Exercise -
Every line that holds the string "this" is to be identified and copied.

Materials provided -
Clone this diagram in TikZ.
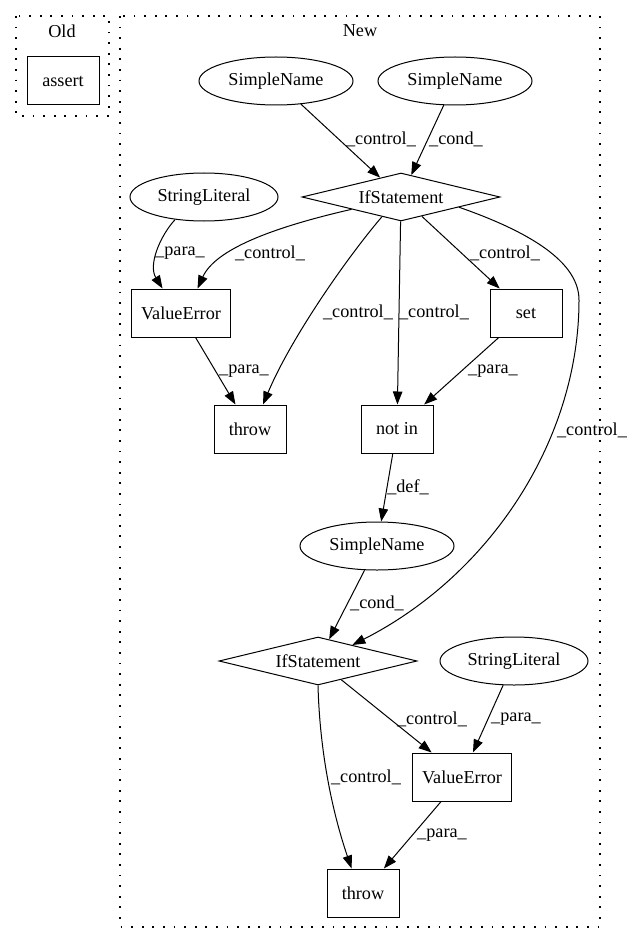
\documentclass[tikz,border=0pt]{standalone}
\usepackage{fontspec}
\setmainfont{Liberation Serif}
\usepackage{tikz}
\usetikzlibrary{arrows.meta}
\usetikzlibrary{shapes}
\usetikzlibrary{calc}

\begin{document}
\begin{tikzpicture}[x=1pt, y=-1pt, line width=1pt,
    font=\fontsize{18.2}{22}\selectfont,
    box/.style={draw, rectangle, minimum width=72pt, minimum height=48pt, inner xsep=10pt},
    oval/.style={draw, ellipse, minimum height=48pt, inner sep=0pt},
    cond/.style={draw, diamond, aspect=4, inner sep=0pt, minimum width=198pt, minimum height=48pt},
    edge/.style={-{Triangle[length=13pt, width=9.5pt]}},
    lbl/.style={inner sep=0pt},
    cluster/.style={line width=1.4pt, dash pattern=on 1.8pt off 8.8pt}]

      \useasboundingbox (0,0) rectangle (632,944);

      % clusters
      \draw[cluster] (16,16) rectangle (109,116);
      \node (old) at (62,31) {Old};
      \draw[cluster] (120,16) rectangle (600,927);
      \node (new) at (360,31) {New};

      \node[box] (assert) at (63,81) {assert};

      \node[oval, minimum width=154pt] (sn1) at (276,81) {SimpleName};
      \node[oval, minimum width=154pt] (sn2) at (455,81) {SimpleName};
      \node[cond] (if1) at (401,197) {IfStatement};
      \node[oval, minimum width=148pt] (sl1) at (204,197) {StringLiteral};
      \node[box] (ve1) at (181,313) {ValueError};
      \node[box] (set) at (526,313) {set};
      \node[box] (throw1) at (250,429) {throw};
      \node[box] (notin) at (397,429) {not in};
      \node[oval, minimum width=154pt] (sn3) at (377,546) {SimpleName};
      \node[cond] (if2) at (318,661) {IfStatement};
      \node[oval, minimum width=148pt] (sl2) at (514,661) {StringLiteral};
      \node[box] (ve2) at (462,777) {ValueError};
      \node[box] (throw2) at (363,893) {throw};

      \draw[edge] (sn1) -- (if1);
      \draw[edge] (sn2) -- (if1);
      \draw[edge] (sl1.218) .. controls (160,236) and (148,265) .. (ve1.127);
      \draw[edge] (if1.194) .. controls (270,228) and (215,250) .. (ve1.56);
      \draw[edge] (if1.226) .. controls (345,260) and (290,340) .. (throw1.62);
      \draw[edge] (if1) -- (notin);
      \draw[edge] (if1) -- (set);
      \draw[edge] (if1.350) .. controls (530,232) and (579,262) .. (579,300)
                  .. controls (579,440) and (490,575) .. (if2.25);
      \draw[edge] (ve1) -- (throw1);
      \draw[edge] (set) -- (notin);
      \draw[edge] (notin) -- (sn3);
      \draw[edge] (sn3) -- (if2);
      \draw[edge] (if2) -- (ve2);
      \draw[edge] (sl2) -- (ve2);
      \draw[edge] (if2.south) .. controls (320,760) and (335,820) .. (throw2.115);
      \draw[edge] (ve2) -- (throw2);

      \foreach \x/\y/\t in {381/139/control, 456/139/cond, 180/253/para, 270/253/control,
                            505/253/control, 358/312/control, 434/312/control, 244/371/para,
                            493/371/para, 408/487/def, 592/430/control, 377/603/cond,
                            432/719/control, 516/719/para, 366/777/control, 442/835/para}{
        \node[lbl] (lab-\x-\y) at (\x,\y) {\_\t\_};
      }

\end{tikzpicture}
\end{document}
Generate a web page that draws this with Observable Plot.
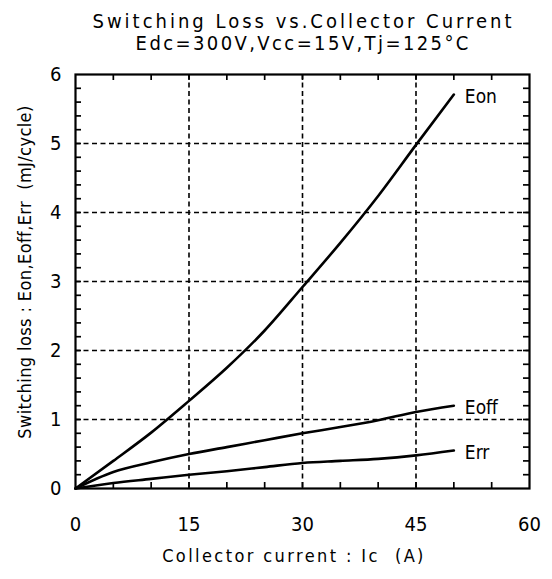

The answer -
Clone this diagram in TikZ.
Generate a web page that draws this with Observable Plot.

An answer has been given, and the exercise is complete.